The Chiefs wasted little time when they were on the clock in the third round. Once again they went for defense, the second such choice of the day, adding one of the better interior linemen in the draft. Tyler would have been a sure-fire first-round pick if not for some off-the-field issues that forced him to re-evaluate his life.
The Chiefs' brass are convinced Tyler has learned his lesson from an assault charge filed against him due to a 2005 incident with a Raleigh, North Carolina Police officer. He was also suspended for a game last season after spitting on a referee against Southern Mississippi.
In the end, those issues benefited the Chiefs, as Tyler's draft stock fell. He's a massive, quick, potentially dominating interior defensive lineman. He was part of one of college football's most dominating defensive lines in the last decade at North Carolina State.
In 2005, he lined up with three future 2006 first-round draft picks - Mario Williams, Manny Lawson and John McCargo. That's some pretty good company, and while he excelled as a member of that unit, he was just as dominant without them in 2006.
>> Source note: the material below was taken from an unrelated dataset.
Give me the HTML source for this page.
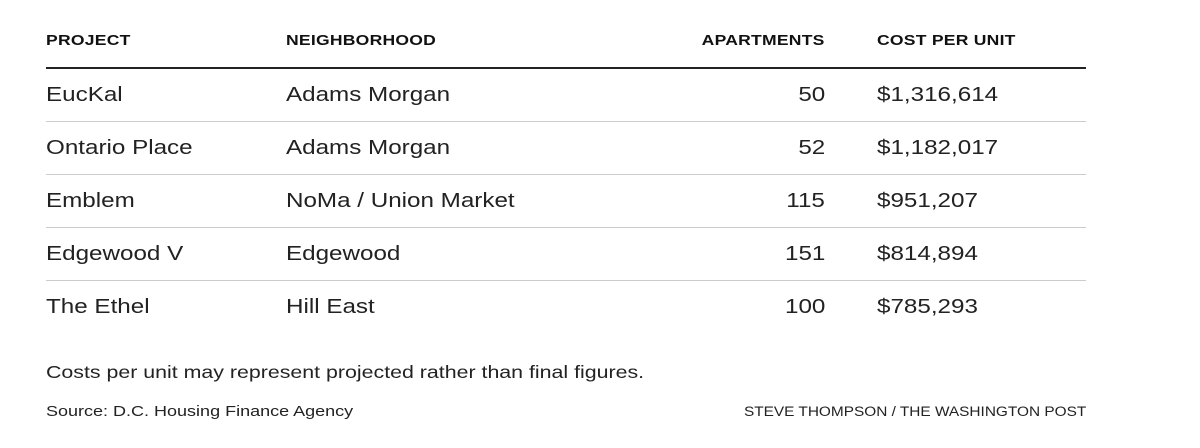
<!DOCTYPE html>
<html><head><meta charset="utf-8">
<style>
body{margin:0;width:1200px;height:448px;background:#fff;font-family:"Liberation Sans",sans-serif;color:#222;position:relative;overflow:hidden}
.a{position:absolute;white-space:nowrap;transform-origin:left center}
.h{font-weight:bold;font-size:14.5px;top:33px;color:#111;letter-spacing:0.2px;transform:scaleX(1.21)}
.c{font-size:20px;color:#222;transform:scaleX(1.21)}
.r{text-align:right;transform-origin:right center}
.line{position:absolute;left:46px;width:1040px;height:1px;background:#ccc}
</style></head><body>
<div class="a h" style="left:46px">PROJECT</div>
<div class="a h" style="left:286px">NEIGHBORHOOD</div>
<div class="a h r" style="right:375px">APARTMENTS</div>
<div class="a h" style="left:877px">COST PER UNIT</div>
<div class="line" style="top:67px;height:2px;background:#222"></div>
<div id="rows"></div>
<div class="a" style="left:46px;top:362px;font-size:17.5px;color:#222;transform:scaleX(1.22)">Costs per unit may represent projected rather than final figures.</div>
<div class="a" style="left:46px;top:403px;font-size:15px;color:#222;transform:scaleX(1.2)">Source: D.C. Housing Finance Agency</div>
<div class="a" style="right:114px;top:404px;font-size:13.5px;color:#222;transform-origin:right center;transform:scaleX(1.14)">STEVE THOMPSON / THE WASHINGTON POST</div>
<script>
const projects=["EucKal","Ontario Place","Emblem","Edgewood V","The Ethel"];
const hoods=["Adams Morgan","Adams Morgan","NoMa / Union Market","Edgewood","Hill East"];
const apts=[50,52,115,151,100];
const costs=["$1,316,614","$1,182,017","$951,207","$814,894","$785,293"];
const root=document.getElementById('rows');
for(let i=0;i<projects.length;i++){
  const top=84+i*53;
  const cells=[[projects[i],'left:46px','project-cell',''],[hoods[i],'left:286px','neighborhood-cell',''],[String(apts[i]),'right:375px','apartments-cell',' r'],[costs[i],'left:877px','cost-cell','']];
  for(const [t,pos,n,extra] of cells){
    const d=document.createElement('div');
    d.className='a c'+extra;
    d.style.cssText=pos+';top:'+top+'px';
    d.textContent=t;
    
    
    root.appendChild(d);
  }
  if(i<projects.length-1){
    const l=document.createElement('div');
    l.className='line';
    l.style.top=(121+i*53)+'px';
    
    
    root.appendChild(l);
  }
}
</script>
</body></html>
Character is still an issue, but Tyler was the first to talk about his past transgressions and vowed to the media he'd learned his lesson.
"I think I was mature before [the incident], but a couple of days after that I really took a turn in my life," said Tyler. "As far as the people I hang around with, how I view things changed. My life could have ended that night, which people don't understand. I look at a lot of things different and I don't take things for granted. I thank God for every second I am breathing and I thank Him for my opportunity to be part of the NFL. I am ready to move on to the next stage. I am as mature as I can be. I have a long ways to go, but I am a grown man."
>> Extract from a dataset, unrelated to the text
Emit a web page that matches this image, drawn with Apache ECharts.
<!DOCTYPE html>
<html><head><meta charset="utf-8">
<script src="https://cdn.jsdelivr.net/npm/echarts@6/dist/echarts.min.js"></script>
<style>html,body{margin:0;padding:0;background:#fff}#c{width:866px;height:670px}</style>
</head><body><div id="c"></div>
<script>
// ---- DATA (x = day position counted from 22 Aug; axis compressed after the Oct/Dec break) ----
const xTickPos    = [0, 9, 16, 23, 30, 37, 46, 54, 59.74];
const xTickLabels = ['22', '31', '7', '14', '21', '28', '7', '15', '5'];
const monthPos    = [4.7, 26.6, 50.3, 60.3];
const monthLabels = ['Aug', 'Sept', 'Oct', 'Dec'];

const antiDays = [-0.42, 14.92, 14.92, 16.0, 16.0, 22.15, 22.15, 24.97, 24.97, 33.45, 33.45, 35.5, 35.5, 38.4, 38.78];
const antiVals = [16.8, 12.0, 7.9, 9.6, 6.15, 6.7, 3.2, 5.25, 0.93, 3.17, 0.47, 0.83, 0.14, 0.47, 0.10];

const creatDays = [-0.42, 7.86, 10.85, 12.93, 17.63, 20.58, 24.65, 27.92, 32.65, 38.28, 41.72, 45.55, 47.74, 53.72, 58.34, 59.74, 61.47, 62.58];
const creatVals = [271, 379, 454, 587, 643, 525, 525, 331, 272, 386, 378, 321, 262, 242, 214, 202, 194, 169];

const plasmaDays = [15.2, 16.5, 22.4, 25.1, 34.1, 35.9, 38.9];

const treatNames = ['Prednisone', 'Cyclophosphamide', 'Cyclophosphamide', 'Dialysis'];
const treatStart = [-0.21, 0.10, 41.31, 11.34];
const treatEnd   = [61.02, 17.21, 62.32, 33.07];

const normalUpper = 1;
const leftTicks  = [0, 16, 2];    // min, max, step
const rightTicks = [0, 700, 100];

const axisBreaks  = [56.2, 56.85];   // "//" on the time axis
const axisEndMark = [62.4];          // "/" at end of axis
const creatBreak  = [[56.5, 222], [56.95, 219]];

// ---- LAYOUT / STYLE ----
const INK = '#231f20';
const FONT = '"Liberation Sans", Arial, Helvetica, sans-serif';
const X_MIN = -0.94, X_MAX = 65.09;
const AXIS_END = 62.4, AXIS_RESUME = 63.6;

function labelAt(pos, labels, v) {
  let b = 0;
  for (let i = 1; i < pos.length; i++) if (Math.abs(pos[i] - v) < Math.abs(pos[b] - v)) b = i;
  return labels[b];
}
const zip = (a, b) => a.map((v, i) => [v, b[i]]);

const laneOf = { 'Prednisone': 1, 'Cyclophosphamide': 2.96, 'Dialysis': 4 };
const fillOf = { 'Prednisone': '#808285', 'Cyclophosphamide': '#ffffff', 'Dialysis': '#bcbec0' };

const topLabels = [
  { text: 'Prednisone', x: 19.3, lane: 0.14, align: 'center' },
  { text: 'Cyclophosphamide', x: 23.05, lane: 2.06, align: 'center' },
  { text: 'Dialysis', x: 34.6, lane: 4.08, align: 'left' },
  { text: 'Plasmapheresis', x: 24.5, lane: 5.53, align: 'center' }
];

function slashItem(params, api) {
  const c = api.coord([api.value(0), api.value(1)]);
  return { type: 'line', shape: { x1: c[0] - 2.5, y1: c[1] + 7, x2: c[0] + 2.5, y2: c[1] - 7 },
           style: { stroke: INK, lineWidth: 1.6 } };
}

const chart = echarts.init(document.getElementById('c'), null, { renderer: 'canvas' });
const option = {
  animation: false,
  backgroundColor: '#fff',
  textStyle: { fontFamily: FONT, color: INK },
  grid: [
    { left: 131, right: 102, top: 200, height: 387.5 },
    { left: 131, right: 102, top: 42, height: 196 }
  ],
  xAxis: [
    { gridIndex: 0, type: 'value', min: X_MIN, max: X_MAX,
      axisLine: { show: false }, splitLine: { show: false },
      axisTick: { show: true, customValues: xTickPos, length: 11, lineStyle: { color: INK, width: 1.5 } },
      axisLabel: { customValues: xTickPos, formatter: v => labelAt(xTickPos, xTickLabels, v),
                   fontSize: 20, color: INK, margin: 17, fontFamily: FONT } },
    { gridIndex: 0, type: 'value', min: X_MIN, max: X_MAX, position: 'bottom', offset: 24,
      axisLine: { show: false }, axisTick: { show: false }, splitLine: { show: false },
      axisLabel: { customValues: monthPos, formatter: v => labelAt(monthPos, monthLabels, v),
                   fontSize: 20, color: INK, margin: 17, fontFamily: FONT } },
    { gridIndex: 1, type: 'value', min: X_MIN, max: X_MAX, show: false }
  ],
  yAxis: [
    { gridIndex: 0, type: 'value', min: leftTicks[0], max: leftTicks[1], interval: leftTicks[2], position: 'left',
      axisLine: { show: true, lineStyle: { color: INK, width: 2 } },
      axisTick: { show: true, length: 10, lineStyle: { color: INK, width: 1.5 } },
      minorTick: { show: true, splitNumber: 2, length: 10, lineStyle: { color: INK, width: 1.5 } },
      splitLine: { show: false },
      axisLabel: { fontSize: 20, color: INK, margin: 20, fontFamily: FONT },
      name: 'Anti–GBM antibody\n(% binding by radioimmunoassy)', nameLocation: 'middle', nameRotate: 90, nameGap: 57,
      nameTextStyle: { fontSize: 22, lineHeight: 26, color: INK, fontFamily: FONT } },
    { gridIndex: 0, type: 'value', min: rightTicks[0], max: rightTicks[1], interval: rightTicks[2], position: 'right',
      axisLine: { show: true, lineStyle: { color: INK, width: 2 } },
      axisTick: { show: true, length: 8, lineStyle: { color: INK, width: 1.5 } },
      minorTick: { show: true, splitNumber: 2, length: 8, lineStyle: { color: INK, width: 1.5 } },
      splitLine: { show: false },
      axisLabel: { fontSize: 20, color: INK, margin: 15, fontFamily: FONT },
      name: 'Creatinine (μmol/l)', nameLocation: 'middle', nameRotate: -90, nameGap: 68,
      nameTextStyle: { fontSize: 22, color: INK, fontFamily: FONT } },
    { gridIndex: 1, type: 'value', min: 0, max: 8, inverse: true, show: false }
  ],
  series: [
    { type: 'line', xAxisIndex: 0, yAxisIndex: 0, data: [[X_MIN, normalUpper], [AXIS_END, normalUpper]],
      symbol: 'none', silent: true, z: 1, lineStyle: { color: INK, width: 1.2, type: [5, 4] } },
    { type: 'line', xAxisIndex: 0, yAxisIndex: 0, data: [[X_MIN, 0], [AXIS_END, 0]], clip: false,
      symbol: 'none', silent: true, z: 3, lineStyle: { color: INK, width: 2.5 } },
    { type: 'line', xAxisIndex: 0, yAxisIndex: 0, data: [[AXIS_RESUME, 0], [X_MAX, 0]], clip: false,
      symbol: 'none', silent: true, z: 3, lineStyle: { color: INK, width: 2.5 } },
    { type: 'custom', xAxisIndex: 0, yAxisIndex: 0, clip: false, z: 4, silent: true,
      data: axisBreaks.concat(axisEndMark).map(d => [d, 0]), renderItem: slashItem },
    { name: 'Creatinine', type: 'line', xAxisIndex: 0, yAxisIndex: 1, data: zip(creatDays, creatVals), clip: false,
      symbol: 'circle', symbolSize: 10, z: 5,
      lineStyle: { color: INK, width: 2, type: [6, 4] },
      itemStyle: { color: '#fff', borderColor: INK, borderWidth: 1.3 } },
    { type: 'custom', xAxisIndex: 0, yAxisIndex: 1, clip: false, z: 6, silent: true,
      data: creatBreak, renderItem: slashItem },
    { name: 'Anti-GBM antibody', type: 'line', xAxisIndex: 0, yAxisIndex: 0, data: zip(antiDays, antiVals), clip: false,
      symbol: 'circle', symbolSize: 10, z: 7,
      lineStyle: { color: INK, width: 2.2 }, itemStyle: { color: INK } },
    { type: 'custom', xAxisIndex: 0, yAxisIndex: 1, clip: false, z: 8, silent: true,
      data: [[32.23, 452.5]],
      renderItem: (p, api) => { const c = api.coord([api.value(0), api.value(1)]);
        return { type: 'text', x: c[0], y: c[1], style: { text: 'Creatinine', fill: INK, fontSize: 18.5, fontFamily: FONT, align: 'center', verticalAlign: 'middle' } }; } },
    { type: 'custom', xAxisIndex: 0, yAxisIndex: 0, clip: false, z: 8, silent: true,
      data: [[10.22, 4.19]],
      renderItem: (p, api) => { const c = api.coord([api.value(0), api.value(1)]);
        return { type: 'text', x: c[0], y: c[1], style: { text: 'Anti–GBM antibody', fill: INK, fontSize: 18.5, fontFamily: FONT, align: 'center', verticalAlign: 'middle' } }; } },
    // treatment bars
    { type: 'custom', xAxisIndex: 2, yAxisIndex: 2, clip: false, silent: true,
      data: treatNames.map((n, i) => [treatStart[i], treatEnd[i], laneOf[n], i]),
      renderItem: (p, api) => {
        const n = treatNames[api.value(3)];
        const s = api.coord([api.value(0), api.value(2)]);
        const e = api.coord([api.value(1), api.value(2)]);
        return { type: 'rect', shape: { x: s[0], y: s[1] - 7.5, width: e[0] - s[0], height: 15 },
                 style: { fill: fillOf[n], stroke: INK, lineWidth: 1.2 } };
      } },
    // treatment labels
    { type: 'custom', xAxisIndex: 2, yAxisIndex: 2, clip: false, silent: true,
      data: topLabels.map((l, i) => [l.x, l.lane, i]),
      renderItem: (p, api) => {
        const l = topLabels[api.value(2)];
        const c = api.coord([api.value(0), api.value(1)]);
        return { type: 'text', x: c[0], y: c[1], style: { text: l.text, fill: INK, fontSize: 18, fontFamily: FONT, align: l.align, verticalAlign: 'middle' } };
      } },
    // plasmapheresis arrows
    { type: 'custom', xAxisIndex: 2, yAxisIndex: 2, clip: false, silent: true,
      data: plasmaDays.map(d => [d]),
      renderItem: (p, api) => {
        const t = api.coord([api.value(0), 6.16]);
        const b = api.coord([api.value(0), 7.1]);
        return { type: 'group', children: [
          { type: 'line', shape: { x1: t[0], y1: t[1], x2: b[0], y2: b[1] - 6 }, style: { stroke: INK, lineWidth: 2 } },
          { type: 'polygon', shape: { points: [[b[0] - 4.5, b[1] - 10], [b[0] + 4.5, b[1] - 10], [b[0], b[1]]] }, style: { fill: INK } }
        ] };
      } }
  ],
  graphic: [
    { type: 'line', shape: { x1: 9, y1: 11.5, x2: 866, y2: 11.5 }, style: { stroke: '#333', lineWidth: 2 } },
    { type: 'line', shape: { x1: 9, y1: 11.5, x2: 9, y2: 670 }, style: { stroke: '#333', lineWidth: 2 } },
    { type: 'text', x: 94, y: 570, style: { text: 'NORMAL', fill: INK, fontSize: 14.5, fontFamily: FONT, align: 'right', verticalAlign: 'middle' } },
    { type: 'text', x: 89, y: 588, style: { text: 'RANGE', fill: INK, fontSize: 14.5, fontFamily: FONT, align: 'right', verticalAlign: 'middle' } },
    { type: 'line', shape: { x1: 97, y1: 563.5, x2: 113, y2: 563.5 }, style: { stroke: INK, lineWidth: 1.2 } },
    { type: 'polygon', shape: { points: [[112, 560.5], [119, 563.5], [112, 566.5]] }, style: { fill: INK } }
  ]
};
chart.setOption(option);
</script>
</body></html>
That attitude is the one the Chiefs are convinced represents the real Tank Tyler. Sometimes emotions get the best of athletes. Tyler's incident was a life changer off-the-field, and the second was a reminder that he needs to remain composed on the field.
""We talked with his former head coach who is a 25-year friend of mine," said Chiefs President Carl Peterson. "We discussed all of that. I think the explanation was understandable and he suffered a suspension. But the legal aspect has been cleared up. He lost his composure. It was a learning experience and I think he answered that for us very well. We heard the coach's explanation as well. We needed to look at and we did."
The Chiefs clearly did their homework on Tyler because he has amazing upside. If the team can assemble a good cast around him, he's someone who will eventually start.
The pick of Tyler in the third round, along with second-round pick Turk McBride, gives Herm Edwards more bodies to plug into a defensive line that has been a key focus of the offseason.
With Tyler in the fold, the Chiefs will move McBride to defensive end, and that might be the best spot for him. But the drafting of these two players in the latter first-day rounds was all by design.
"This all of a sudden allows us to get our tackles in order with a good steady mix of who's going to play tackle and who's going to play end," said Edwards. "We have the luxury at the end of the day to dress eight defensive linemen and have a great rotation."
PRE-DRAFT SCOUTING REPORT
Positives - Explosive, dominating who takes over games when focused. Solid athlete who displays lateral movement skills, keeps his feet moving on contact and keeps his feet moving on contact and drives blockers toward the ball. Plays good lean and possesses overall body strength.
Negatives - Must develop more moves as he tends to solely lower his head and bull-rush opponents off the ball. Does not chase hard to get involved in action.
Analysis - A lineman who can be a dominate force on the inside. Tyler is known as a player who turns it on and off. Does not give consistent effort on the field, nor does he properly condition himself off it. However, offers a great upside. If he has learned from his mistakes, could eventually become a dominating interior defensive lineman.